• Instructions to follow:
Copy the material that follows word for word and omit its pictures.

=== Information supplied ===

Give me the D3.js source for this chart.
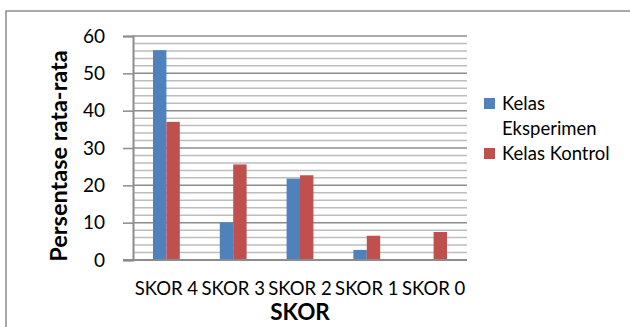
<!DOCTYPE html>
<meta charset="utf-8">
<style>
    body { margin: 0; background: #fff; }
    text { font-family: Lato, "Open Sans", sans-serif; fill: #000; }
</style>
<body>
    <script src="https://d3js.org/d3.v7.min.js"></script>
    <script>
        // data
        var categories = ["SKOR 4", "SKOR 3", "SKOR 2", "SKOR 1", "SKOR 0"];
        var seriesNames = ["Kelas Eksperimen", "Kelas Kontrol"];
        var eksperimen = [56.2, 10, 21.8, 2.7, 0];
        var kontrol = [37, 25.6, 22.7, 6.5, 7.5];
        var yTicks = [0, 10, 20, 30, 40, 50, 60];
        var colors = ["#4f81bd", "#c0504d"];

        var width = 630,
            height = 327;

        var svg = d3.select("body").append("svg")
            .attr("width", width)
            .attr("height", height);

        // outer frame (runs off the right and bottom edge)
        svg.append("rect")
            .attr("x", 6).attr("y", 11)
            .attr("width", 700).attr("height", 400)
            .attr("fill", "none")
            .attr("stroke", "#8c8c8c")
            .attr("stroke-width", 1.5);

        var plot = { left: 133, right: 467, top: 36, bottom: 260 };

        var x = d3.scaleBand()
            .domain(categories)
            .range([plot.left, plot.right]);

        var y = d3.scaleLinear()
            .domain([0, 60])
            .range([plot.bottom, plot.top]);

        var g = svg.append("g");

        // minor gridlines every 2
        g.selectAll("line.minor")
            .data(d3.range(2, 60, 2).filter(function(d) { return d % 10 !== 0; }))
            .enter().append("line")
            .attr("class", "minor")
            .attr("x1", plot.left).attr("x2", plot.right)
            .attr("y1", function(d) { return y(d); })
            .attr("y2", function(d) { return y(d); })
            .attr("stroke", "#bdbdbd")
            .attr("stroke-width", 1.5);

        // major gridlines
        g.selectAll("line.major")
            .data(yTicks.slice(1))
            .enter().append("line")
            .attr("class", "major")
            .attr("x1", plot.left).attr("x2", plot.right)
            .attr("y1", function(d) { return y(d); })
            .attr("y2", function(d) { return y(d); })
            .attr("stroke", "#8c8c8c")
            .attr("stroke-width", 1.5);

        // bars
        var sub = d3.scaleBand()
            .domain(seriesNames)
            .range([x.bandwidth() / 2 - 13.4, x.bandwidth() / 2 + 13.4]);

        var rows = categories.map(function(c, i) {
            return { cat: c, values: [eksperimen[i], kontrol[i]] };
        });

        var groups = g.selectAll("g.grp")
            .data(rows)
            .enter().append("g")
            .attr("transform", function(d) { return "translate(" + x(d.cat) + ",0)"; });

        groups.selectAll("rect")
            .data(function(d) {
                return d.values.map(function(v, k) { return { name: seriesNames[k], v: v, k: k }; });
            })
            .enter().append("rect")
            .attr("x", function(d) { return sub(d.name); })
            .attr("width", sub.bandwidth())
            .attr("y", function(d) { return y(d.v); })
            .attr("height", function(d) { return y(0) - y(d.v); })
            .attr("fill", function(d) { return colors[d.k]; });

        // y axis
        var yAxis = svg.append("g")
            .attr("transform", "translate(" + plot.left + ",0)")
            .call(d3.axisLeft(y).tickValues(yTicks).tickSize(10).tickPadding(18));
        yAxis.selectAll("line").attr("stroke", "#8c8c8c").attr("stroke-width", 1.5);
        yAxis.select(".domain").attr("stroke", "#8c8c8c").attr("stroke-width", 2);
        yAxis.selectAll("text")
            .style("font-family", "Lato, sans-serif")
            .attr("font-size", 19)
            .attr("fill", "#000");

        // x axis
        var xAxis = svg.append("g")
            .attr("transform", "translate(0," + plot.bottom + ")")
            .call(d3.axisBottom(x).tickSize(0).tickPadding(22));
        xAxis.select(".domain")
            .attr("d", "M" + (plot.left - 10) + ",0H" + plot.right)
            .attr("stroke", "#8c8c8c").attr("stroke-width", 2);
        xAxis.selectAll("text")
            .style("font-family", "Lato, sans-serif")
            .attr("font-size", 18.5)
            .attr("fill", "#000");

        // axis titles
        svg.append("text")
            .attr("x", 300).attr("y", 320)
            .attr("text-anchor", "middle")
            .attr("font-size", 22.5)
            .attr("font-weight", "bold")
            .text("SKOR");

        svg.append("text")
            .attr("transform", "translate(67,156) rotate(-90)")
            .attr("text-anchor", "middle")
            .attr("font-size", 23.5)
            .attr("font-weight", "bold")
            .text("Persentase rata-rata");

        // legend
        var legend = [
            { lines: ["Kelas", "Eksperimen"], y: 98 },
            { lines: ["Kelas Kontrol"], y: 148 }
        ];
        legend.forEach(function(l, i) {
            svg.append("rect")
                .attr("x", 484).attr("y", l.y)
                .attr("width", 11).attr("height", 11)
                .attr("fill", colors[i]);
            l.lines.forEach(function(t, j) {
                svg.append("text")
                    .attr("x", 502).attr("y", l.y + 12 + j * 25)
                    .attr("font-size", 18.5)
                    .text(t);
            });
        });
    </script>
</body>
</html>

===

• Worked answer:
Give me the D3.js source for this chart.
<!DOCTYPE html>
<meta charset="utf-8">
<style>
    body { margin: 0; background: #fff; }
    text { font-family: Lato, "Open Sans", sans-serif; fill: #000; }
</style>
<body>
    <script src="https://d3js.org/d3.v7.min.js"></script>
    <script>
        // data
        var categories = ["SKOR 4", "SKOR 3", "SKOR 2", "SKOR 1", "SKOR 0"];
        var seriesNames = ["Kelas Eksperimen", "Kelas Kontrol"];
        var eksperimen = [56.2, 10, 21.8, 2.7, 0];
        var kontrol = [37, 25.6, 22.7, 6.5, 7.5];
        var yTicks = [0, 10, 20, 30, 40, 50, 60];
        var colors = ["#4f81bd", "#c0504d"];

        var width = 630,
            height = 327;

        var svg = d3.select("body").append("svg")
            .attr("width", width)
            .attr("height", height);

        // outer frame (runs off the right and bottom edge)
        svg.append("rect")
            .attr("x", 6).attr("y", 11)
            .attr("width", 700).attr("height", 400)
            .attr("fill", "none")
            .attr("stroke", "#8c8c8c")
            .attr("stroke-width", 1.5);

        var plot = { left: 133, right: 467, top: 36, bottom: 260 };

        var x = d3.scaleBand()
            .domain(categories)
            .range([plot.left, plot.right]);

        var y = d3.scaleLinear()
            .domain([0, 60])
            .range([plot.bottom, plot.top]);

        var g = svg.append("g");

        // minor gridlines every 2
        g.selectAll("line.minor")
            .data(d3.range(2, 60, 2).filter(function(d) { return d % 10 !== 0; }))
            .enter().append("line")
            .attr("class", "minor")
            .attr("x1", plot.left).attr("x2", plot.right)
            .attr("y1", function(d) { return y(d); })
            .attr("y2", function(d) { return y(d); })
            .attr("stroke", "#bdbdbd")
            .attr("stroke-width", 1.5);

        // major gridlines
        g.selectAll("line.major")
            .data(yTicks.slice(1))
            .enter().append("line")
            .attr("class", "major")
            .attr("x1", plot.left).attr("x2", plot.right)
            .attr("y1", function(d) { return y(d); })
            .attr("y2", function(d) { return y(d); })
            .attr("stroke", "#8c8c8c")
            .attr("stroke-width", 1.5);

        // bars
        var sub = d3.scaleBand()
            .domain(seriesNames)
            .range([x.bandwidth() / 2 - 13.4, x.bandwidth() / 2 + 13.4]);

        var rows = categories.map(function(c, i) {
            return { cat: c, values: [eksperimen[i], kontrol[i]] };
        });

        var groups = g.selectAll("g.grp")
            .data(rows)
            .enter().append("g")
            .attr("transform", function(d) { return "translate(" + x(d.cat) + ",0)"; });

        groups.selectAll("rect")
            .data(function(d) {
                return d.values.map(function(v, k) { return { name: seriesNames[k], v: v, k: k }; });
            })
            .enter().append("rect")
            .attr("x", function(d) { return sub(d.name); })
            .attr("width", sub.bandwidth())
            .attr("y", function(d) { return y(d.v); })
            .attr("height", function(d) { return y(0) - y(d.v); })
            .attr("fill", function(d) { return colors[d.k]; });

        // y axis
        var yAxis = svg.append("g")
            .attr("transform", "translate(" + plot.left + ",0)")
            .call(d3.axisLeft(y).tickValues(yTicks).tickSize(10).tickPadding(18));
        yAxis.selectAll("line").attr("stroke", "#8c8c8c").attr("stroke-width", 1.5);
        yAxis.select(".domain").attr("stroke", "#8c8c8c").attr("stroke-width", 2);
        yAxis.selectAll("text")
            .style("font-family", "Lato, sans-serif")
            .attr("font-size", 19)
            .attr("fill", "#000");

        // x axis
        var xAxis = svg.append("g")
            .attr("transform", "translate(0," + plot.bottom + ")")
            .call(d3.axisBottom(x).tickSize(0).tickPadding(22));
        xAxis.select(".domain")
            .attr("d", "M" + (plot.left - 10) + ",0H" + plot.right)
            .attr("stroke", "#8c8c8c").attr("stroke-width", 2);
        xAxis.selectAll("text")
            .style("font-family", "Lato, sans-serif")
            .attr("font-size", 18.5)
            .attr("fill", "#000");

        // axis titles
        svg.append("text")
            .attr("x", 300).attr("y", 320)
            .attr("text-anchor", "middle")
            .attr("font-size", 22.5)
            .attr("font-weight", "bold")
            .text("SKOR");

        svg.append("text")
            .attr("transform", "translate(67,156) rotate(-90)")
            .attr("text-anchor", "middle")
            .attr("font-size", 23.5)
            .attr("font-weight", "bold")
            .text("Persentase rata-rata");

        // legend
        var legend = [
            { lines: ["Kelas", "Eksperimen"], y: 98 },
            { lines: ["Kelas Kontrol"], y: 148 }
        ];
        legend.forEach(function(l, i) {
            svg.append("rect")
                .attr("x", 484).attr("y", l.y)
                .attr("width", 11).attr("height", 11)
                .attr("fill", colors[i]);
            l.lines.forEach(function(t, j) {
                svg.append("text")
                    .attr("x", 502).attr("y", l.y + 12 + j * 25)
                    .attr("font-size", 18.5)
                    .text(t);
            });
        });
    </script>
</body>
</html>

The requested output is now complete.